" That 3 a.m. ‘tribunal’ "
~ Kate Chisholm - The Spectator ~
Wonderful quote winkled out by The Speccie's ace Radio reviewer, the incisive, Kate Chisholm. Well placed there by her masters: one dribbles ones eye past that dead wet loss Deborah Ross and her self-referential twittering about 'cinema' - God, she gives editorial patronage a bad name - and is just about to cancel the subscription when the real writers reappear and stay ones hand for one more, final issue.
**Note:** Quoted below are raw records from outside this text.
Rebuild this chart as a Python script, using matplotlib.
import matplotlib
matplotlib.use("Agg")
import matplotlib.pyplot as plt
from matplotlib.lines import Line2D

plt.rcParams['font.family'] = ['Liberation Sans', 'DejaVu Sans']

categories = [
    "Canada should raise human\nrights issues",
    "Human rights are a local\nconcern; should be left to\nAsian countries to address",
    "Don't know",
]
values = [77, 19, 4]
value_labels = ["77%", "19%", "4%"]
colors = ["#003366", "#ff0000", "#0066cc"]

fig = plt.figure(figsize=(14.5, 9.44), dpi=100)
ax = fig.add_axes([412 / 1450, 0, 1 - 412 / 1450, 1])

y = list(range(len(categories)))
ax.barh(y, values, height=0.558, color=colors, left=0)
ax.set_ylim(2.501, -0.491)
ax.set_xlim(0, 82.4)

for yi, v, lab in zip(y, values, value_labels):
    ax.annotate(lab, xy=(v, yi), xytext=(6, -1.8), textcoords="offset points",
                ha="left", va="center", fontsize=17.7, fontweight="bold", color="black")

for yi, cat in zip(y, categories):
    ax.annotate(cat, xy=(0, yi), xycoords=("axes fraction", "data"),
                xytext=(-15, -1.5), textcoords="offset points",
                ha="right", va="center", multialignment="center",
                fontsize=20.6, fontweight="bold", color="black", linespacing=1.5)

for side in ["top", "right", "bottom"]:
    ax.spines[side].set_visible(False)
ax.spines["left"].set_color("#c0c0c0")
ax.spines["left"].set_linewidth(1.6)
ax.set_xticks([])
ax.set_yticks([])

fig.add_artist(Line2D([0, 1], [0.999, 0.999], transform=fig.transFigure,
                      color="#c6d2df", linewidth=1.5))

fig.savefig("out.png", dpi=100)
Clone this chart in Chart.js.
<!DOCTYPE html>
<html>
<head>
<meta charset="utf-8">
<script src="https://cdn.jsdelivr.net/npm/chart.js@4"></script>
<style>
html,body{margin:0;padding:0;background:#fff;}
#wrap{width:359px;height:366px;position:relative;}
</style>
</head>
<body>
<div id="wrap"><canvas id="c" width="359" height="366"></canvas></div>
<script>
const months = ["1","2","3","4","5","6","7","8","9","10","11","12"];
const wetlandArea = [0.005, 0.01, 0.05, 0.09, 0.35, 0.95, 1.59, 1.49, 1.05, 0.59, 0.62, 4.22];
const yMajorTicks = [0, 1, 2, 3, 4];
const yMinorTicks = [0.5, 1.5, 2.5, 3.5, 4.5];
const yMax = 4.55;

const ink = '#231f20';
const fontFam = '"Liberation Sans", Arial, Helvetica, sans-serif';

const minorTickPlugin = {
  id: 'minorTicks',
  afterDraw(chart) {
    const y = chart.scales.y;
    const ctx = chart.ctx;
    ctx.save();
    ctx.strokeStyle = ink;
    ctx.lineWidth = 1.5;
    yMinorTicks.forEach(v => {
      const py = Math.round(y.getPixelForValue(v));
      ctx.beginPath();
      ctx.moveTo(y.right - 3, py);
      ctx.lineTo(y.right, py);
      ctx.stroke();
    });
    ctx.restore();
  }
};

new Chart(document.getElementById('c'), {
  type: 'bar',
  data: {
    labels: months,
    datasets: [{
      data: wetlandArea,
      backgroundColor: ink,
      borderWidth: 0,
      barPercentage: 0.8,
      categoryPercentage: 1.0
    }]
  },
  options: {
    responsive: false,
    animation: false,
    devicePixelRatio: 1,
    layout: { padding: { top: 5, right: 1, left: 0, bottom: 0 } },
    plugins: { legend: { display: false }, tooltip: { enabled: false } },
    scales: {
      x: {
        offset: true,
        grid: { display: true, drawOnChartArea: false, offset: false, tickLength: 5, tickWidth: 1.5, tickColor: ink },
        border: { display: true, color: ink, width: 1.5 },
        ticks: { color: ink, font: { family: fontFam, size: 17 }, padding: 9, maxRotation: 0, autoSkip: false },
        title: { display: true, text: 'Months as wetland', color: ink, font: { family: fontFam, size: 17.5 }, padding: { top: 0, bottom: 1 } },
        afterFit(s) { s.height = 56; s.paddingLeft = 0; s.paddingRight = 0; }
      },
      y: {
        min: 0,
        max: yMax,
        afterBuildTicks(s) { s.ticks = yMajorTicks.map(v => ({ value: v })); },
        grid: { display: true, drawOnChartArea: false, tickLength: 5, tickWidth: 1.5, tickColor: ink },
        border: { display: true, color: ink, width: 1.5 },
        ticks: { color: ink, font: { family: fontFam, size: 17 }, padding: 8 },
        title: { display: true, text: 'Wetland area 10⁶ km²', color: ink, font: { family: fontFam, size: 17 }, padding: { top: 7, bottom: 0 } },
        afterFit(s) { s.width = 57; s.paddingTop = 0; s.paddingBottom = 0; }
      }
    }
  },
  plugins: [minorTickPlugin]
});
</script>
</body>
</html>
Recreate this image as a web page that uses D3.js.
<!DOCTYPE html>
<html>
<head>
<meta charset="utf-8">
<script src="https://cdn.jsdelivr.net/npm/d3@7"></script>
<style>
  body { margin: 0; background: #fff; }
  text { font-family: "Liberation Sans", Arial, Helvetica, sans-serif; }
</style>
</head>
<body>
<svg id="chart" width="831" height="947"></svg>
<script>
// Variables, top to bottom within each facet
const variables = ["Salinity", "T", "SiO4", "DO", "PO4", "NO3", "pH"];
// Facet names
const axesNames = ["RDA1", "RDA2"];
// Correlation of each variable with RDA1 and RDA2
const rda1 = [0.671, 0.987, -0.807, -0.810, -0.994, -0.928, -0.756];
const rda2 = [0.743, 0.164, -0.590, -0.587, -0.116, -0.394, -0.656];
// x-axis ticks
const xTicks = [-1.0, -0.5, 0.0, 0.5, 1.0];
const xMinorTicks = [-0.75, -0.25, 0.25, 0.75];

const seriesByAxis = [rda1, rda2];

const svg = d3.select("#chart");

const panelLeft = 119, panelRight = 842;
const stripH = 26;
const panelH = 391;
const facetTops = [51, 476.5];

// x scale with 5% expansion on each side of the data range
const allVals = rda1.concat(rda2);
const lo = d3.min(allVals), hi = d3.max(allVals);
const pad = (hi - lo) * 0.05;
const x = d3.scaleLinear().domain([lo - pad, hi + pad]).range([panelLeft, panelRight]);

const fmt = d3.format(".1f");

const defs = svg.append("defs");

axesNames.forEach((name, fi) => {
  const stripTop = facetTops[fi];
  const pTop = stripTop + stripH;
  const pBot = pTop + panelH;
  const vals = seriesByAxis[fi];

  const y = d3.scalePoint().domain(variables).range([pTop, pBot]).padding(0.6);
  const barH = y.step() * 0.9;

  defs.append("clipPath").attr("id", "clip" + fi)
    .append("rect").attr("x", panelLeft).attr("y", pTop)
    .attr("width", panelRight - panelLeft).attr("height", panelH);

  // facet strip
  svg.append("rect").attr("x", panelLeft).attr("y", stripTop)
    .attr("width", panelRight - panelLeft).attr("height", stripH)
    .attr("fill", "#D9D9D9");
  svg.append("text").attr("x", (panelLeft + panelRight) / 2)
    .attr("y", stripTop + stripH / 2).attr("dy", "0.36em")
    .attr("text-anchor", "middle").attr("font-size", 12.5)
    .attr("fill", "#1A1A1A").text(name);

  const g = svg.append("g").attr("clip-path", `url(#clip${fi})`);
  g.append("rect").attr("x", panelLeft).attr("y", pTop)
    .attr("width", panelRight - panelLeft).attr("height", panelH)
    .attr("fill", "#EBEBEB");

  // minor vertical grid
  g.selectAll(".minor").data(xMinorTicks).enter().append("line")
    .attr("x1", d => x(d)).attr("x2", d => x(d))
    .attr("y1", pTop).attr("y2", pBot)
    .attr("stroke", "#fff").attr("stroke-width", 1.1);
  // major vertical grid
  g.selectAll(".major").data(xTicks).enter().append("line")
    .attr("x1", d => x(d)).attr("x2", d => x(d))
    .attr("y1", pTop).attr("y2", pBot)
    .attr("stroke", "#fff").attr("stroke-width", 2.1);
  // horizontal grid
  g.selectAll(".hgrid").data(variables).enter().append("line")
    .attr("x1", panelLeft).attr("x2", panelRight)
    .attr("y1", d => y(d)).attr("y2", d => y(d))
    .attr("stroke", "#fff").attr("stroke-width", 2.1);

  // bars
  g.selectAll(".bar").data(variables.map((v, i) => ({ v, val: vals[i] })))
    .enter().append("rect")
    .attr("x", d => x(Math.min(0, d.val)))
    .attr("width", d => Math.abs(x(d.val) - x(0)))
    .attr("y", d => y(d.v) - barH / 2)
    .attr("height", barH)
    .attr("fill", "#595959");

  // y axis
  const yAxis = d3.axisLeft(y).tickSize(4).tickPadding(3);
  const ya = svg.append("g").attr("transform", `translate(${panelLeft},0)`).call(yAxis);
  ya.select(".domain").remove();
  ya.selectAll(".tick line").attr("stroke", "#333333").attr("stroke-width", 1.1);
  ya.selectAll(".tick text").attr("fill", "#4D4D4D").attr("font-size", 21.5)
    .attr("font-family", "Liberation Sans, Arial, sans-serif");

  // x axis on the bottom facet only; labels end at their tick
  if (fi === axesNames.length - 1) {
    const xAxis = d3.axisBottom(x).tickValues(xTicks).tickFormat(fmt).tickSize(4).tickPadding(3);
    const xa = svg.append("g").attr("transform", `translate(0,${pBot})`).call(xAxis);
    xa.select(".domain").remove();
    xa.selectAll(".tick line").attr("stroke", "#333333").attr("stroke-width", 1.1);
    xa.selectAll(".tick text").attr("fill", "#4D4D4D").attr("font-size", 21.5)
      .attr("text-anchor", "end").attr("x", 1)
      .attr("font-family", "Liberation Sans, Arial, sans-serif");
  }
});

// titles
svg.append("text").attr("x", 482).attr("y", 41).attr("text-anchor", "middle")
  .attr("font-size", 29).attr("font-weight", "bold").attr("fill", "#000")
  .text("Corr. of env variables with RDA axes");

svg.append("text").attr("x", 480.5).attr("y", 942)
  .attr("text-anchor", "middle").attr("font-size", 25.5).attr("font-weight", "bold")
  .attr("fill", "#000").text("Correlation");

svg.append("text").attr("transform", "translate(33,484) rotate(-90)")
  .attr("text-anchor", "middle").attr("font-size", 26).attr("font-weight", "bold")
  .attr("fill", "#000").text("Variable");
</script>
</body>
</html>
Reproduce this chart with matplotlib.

KC comments on the interview with AL Kennedy with this wonderful para: And then comes the money line, what we've all experienced but not all verbalised so superbly: That’s perhaps why, says A.L. Kennedy, when we care about someone we so often ask, ‘How did you sleep?’ ""When committed to a novel, she writes through the night, because, she says, it’s ‘the proper time for dreaming’. It’s made her ill, the constant lack of sleep, but still she does it, in her desire ‘to make something mildly dramatic out of endless typing’ — an apt description of why writers persist with the often tiresome business of writing."
"Everyone, though, not just writers, will at some time or other have experienced that 3 a.m. ‘tribunal’ when the mind keeps going over and over the catalogue of ‘mistakes made and damages received’, ‘of threats that are more or less credible, but all insist on being heard’. We all at some time will have felt ‘what a terrible place the edge of sleep can be’.